Crítica de “El cautivo”, Amenábar desnuda a Cervantes: del cautiverio al deseo oculto

El cautivo me ha dejado esa sensación de haber viajado en el tiempo y, al mismo tiempo, de haber estado viendo un espectáculo muy del siglo XXI: un biopic histórico envuelto en épica aventurera, pero atravesado por debates modernos sobre identidad, deseo y poder. Alejandro Amenábar vuelve a jugar a lo que mejor sabe: hacer del pasado algo presente, reconocible, incluso polémico.

La idea es irresistible: Miguel de Cervantes, antes de ser “el manco de Lepanto” y padre del Quijote, como rehén en Argel, inventando historias para sobrevivir. Esa premisa tiene chicha, porque convierte a Cervantes en lo que siempre fue: un narrador que usaba la ficción como salvavidas, incluso cuando estaba rodeado de cadenas. Y Amenábar lo subraya desde el minuto uno: la cárcel es barro, golpes, amputaciones y silencio, pero cuando Miguel empieza a fabular, el aire se llena de colores, de ecos, de posibilidades.

Lo que me sorprende es cómo la película equilibra la crudeza del cautiverio con el exotismo desbordante de Argel. Los mercados, el hammam, las calles llenas de renegados, corsarios, comerciantes, prostitutas… Hay una atmósfera vibrante, detallada al milímetro en vestuario y escenografía, que contrasta con las mazmorras oscuras donde los cautivos se consumen esperando un rescate. Ese contraste es, quizá, lo más poderoso visualmente: la prisión como la realidad, y la ciudad como el teatro donde todo puede pasar.

El reparto merece mención aparte. Julio Peña como Cervantes funciona, aunque aquí hay polémica: su personaje queda más dulce que turbio, más ingenuo que pícaro. No es el Cervantes astuto, maleado por la guerra, que manipula a todos con sus historias, sino un joven sensible que inventa cuentos para no volverse loco. Es creíble, sí, pero le falta esa malicia de superviviente que uno esperaría de alguien que pasó cinco años entre cadenas. En cambio, el que roba cada escena es Alessandro Borghi como el Bajá Hasan: elegante, magnético, con esos ojos azules que hipnotizan tanto a la cámara como al público. Entre él y Cervantes se construye una tensión extraña, medio política, medio erótica, que Amenábar no esconde.

Y aquí está la gran apuesta: la homosexualidad insinuada de Cervantes. El film no lo convierte en eje absoluto, pero tampoco lo oculta. Hay miradas, hay gestos, hay una intimidad que en otra película habría sido barrida bajo la alfombra. Eso, claro, levantará ampollas en quienes prefieren un Cervantes “intocable” y heteronormativo, pero me parece valiente. Porque lo que hace es desacralizar al mito y devolverle carne, deseo, contradicciones.

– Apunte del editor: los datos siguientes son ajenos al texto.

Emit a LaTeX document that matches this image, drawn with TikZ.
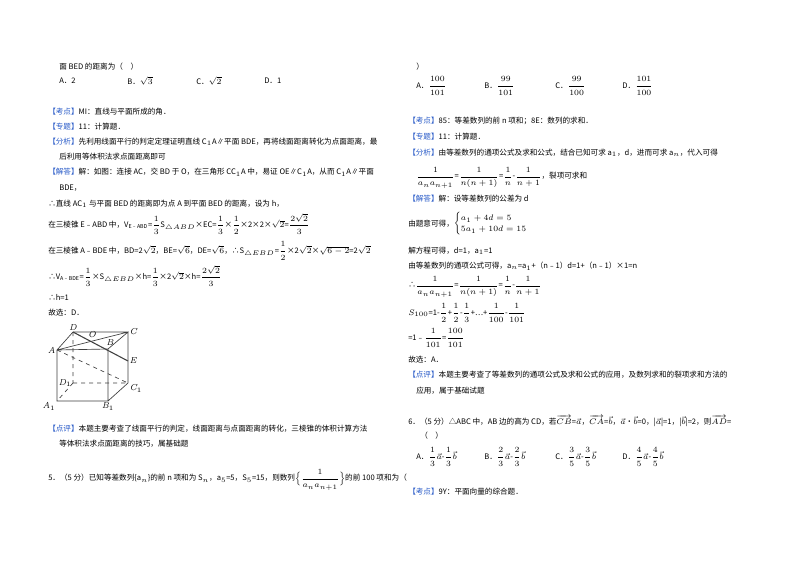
\documentclass[tikz,border=0pt]{standalone}
\usepackage{fontspec}
\usepackage{amsmath}
\newfontfamily\cjk{Noto Sans CJK SC}
\definecolor{tagblue}{RGB}{40,90,200}
\newcommand{\tg}[1]{{\color{tagblue}【#1】}}
\newcommand{\fr}[2]{\dfrac{#1}{#2}}
\begin{document}
\begin{tikzpicture}[x=0.75pt,y=-0.75pt,
  t/.style={anchor=west,inner sep=0pt,font=\cjk\fontsize{5.7}{7}\selectfont},
  lab/.style={font=\itshape\fontsize{6.5}{8}\selectfont,inner sep=1pt},
  edge/.style={line width=0.5pt,draw=black!75},
  hid/.style={edge,dashed}]
\useasboundingbox[fill=white] (0,0) rectangle (800,565);
% left column
\node[t] (l1) at (59,67) {面 BED 的距离为（\quad ）};
\node[t] (l2a) at (59,81) {A．2};
\node[t] (l2b) at (127,81) {B．$\sqrt3$};
\node[t] (l2c) at (196,81) {C．$\sqrt2$};
\node[t] (l2d) at (264,81) {D．1};
\node[t] (l3) at (48,112) {\tg{考点}MI：直线与平面所成的角．};
\node[t] (l4) at (48,127) {\tg{专题}11：计算题．};
\node[t] (l5) at (48,142) {\tg{分析}先利用线面平行的判定定理证明直线 C$_1$A∥平面 BDE，再将线面距离转化为点面距离，最};
\node[t] (l6) at (59,157) {后利用等体积法求点面距离即可};
\node[t] (l7) at (48,172) {\tg{解答}解：如图：连接 AC，交 BD 于 O，在三角形 CC$_1$A 中，易证 OE∥C$_1$A，从而 C$_1$A∥平面};
\node[t] (l8) at (59,188) {BDE，};
\node[t] (l9) at (48,204) {∴直线 AC$_1$ 与平面 BED 的距离即为点 A 到平面 BED 的距离，设为 h，};
\node[t] (l10) at (48,224) {在三棱锥 E﹣ABD 中，V$_{\text{E﹣ABD}}$=$\fr13$S$_{\triangle ABD}$×EC=$\fr13$×$\fr12$×2×2×$\sqrt2$=$\fr{2\sqrt2}{3}$};
\node[t] (l11) at (48,251) {在三棱锥 A﹣BDE 中，BD=2$\sqrt2$，BE=$\sqrt6$，DE=$\sqrt6$，∴S$_{\triangle EBD}$=$\fr12$×2$\sqrt2$×$\sqrt{6-2}$=2$\sqrt2$};
\node[t] (l12) at (48,276) {∴V$_{\text{A﹣BDE}}$=$\fr13$×S$_{\triangle EBD}$×h=$\fr13$×2$\sqrt2$×h=$\fr{2\sqrt2}{3}$};
\node[t] (l13) at (48,297) {∴h=1};
\node[t] (l14) at (48,313) {故选：D．};
% cube
\coordinate (D) at (73,332); \coordinate (C) at (128,332);
\coordinate (A) at (57,350); \coordinate (B) at (108,349);
\coordinate (D1) at (73,383); \coordinate (C1) at (128,383);
\coordinate (A1) at (57,401); \coordinate (B1) at (108,401);
\coordinate (E) at (128,361);
\draw[edge] (A)--(D)--(C)--(B)--(A)--(A1)--(B1)--(B) (B1)--(C1)--(C) (A)--(C);
\draw[edge,line width=0.8pt] (D)--(E);
\draw[hid] (D)--(D1) (D1)--(C1) (D1)--(A1) (A)--(C1);
\node[lab,anchor=south] (nD) at (D) {D};
\node[lab,anchor=west] (nC) at (C) {C};
\node[lab,anchor=east] (nA) at (A) {A};
\node[lab,anchor=south] (nB) at (110,347) {B};
\node[lab,anchor=south] (nO) at (92,339) {O};
\node[lab,anchor=west] (nE) at (E) {E};
\node[lab,anchor=east] (nD1) at (D1) {D$_1$};
\node[lab,anchor=north west] (nC1) at (C1) {C$_1$};
\node[lab,anchor=north east] (nA1) at (A1) {A$_1$};
\node[lab,anchor=north] (nB1) at (B1) {B$_1$};
\node[t] (l15) at (48,429) {\tg{点评}本题主要考查了线面平行的判定，线面距离与点面距离的转化，三棱锥的体积计算方法};
\node[t] (l16) at (59,444) {等体积法求点面距离的技巧，属基础题};
\node[t] (l17) at (48,480) {5．（5 分）已知等差数列\{a$_n$\}的前 n 项和为 S$_n$，a$_5$=5，S$_5$=15，则数列$\Bigl\{\fr{1}{a_na_{n+1}}\Bigr\}$的前 100 项和为（};
% right column
\node[t] (r1) at (416,67) {）};
\node[t] (r2a) at (416,86) {A．$\fr{100}{101}$};
\node[t] (r2b) at (484,86) {B．$\fr{99}{101}$};
\node[t] (r2c) at (555,86) {C．$\fr{99}{100}$};
\node[t] (r2d) at (622,86) {D．$\fr{101}{100}$};
\node[t] (r3) at (408,121) {\tg{考点}85：等差数列的前 n 项和；8E：数列的求和．};
\node[t] (r4) at (408,137) {\tg{专题}11：计算题．};
\node[t] (r5) at (408,153) {\tg{分析}由等差数列的通项公式及求和公式，结合已知可求 a$_1$，d，进而可求 a$_n$，代入可得};
\node[t] (r6) at (416,178) {$\fr{1}{a_na_{n+1}}$=$\fr{1}{n(n+1)}$=$\fr1n$-$\fr{1}{n+1}$，裂项可求和};
\node[t] (r7) at (408,199) {\tg{解答}解：设等差数列的公差为 d};
\node[t] (r8) at (408,224) {由题意可得，$\begin{cases}a_1+4d=5\\5a_1+10d=15\end{cases}$};
\node[t] (r9) at (408,251) {解方程可得，d=1，a$_1$=1};
\node[t] (r10) at (408,266) {由等差数列的通项公式可得，a$_n$=a$_1$+（n﹣1）d=1+（n﹣1）×1=n};
\node[t] (r11) at (408,287) {∴$\fr{1}{a_na_{n+1}}$=$\fr{1}{n(n+1)}$=$\fr1n$-$\fr{1}{n+1}$};
\node[t] (r12) at (408,313) {$S_{100}$=1-$\fr12$+$\fr12$-$\fr13$+…+$\fr1{100}$-$\fr1{101}$};
\node[t] (r13) at (408,338) {=1﹣$\fr1{101}$=$\fr{100}{101}$};
\node[t] (r14) at (408,360) {故选：A．};
\node[t] (r15) at (408,375) {\tg{点评}本题主要考查了等差数列的通项公式及求和公式的应用，及数列求和的裂项求和方法的};
\node[t] (r16) at (416,391) {应用，属于基础试题};
\node[t] (r17) at (408,421) {6．（5 分）△ABC 中，AB 边的高为 CD，若$\overrightarrow{CB}$=$\vec a$，$\overrightarrow{CA}$=$\vec b$，$\vec a$•$\vec b$=0，|$\vec a$|=1，|$\vec b$|=2，则$\overrightarrow{AD}$=};
\node[t] (r18) at (420,436) {（\quad ）};
\node[t] (r19a) at (416,457) {A．$\fr13\vec a$-$\fr13\vec b$};
\node[t] (r19b) at (484,457) {B．$\fr23\vec a$-$\fr23\vec b$};
\node[t] (r19c) at (555,457) {C．$\fr35\vec a$-$\fr35\vec b$};
\node[t] (r19d) at (622,457) {D．$\fr45\vec a$-$\fr45\vec b$};
\node[t] (r20) at (408,492) {\tg{考点}9Y：平面向量的综合题．};
\end{tikzpicture}
\end{document}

También me gusta el guiño de los frailes trinitarios que, con aspecto inequívoco de Quijote y Sancho, recorren Argel buscando rescates. Ese humor sutil, esa conexión con la obra futura de Cervantes, le da un aire juguetón al drama. Y los secundarios —Miguel Rellán, Fernando Tejero, Roberto Álamo— completan un mosaico coral que brilla más que el propio protagonista.

No todo es perfecto: la narración a veces se alarga, y el tono oscila entre el rigor histórico y la licencia poética. Hay momentos en los que parece que Amenábar quiere abarcar demasiado: historia, identidad, crítica religiosa, liberación sexual, épica de aventuras… y eso hace que el personaje central se diluya un poco. El Cervantes de este film es más símbolo que hombre.

Pero aun con esas irregularidades, El cautivo es cine grande: visualmente cuidado, narrativamente atrevido y con un corazón que late fuerte. Amenábar convierte el cautiverio en un choque de culturas, de creencias y de deseos, pero también en una reflexión sobre cómo la ficción salva vidas. Y ahí está la clave: antes de escribir el Quijote, Cervantes ya entendía que inventar historias era una forma de ser libre, incluso entre rejas.